Das Einwandern ist aber nicht so leicht wie der Staat immer tut und die Zahl der tatsächlich politisch Verfolgten – und damit derjenigen, die das Verfassungsrecht auf Asyl in Anspruch nehmen können – dürfte sehr, sehr viel geringer sein. Die Zahl der Asylberechtigten in Deutschland insgesamt, also aller, die über die Jahrzehnte dieses erfolgreich in Anspruch nehmen konnten, lag Ende 2013 bei gerade mal 40.000 Menschen. Dazu kamen rund 83.000 Menschen, die Flüchtlingsschutz genießen, also nicht ausgeliefert werden in ihr wertes Heimatland, weil sie dort Gefahr laufen als Youtube Video zu enden.
Ergänzung 14.45 Uhr
Der Vollständigkeit halber sei hinzugefügt: Neben Asylberechtigten und Berechtigten von Flüchtlingsschutz lebten in Deutschland Ende 2013 auch 94.508 Menschen mit Duldung (Abschiebeverbot wegen Gefahr für Freiheit oder Leben) und 110.435 Menschen mit Aufenthaltsgestattung (für Antragsteller im laufenden Verfahren). Das genaue ausführende gesetzliche Verfahren zur Umsetzung des Verfassungsrechts auf Asyl ist hier erklärt.

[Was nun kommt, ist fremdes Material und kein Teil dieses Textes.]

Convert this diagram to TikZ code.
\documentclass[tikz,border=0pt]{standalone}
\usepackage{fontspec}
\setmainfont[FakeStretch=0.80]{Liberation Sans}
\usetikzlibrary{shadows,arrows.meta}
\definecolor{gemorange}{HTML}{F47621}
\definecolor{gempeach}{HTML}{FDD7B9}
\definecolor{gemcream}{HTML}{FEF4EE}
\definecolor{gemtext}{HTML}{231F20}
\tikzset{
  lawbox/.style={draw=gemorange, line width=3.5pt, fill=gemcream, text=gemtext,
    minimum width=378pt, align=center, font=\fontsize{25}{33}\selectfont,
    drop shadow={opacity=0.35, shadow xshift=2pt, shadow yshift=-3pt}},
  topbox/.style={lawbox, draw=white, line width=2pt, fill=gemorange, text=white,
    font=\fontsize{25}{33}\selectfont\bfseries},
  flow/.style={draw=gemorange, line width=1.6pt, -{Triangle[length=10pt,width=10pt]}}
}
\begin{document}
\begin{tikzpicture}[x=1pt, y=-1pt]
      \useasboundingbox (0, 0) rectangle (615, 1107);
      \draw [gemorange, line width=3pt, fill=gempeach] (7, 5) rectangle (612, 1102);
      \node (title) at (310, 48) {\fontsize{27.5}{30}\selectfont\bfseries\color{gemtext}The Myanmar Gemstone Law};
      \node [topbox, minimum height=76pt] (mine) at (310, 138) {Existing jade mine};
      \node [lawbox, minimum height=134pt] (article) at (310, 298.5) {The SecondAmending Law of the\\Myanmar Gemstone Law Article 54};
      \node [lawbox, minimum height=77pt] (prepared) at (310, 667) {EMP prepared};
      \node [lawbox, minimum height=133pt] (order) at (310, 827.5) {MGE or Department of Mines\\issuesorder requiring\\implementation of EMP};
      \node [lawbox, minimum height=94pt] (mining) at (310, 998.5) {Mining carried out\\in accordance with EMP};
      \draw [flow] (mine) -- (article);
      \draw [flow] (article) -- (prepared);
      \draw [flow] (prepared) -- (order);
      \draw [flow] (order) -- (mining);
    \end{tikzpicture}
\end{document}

Also: Keine Panik. Denkt an die ehemaligen 12 Millionen vom „Pack aus den Osten“, denkt an die vielen nervigen Kinder die sie hier dahergeboren haben (*winke, winke*) und seht Euch gefälligst erstmal alles an, bevor ihr Euch wie die Besengten auf irgendwelchen „sozialen Netzwerken“ austobt.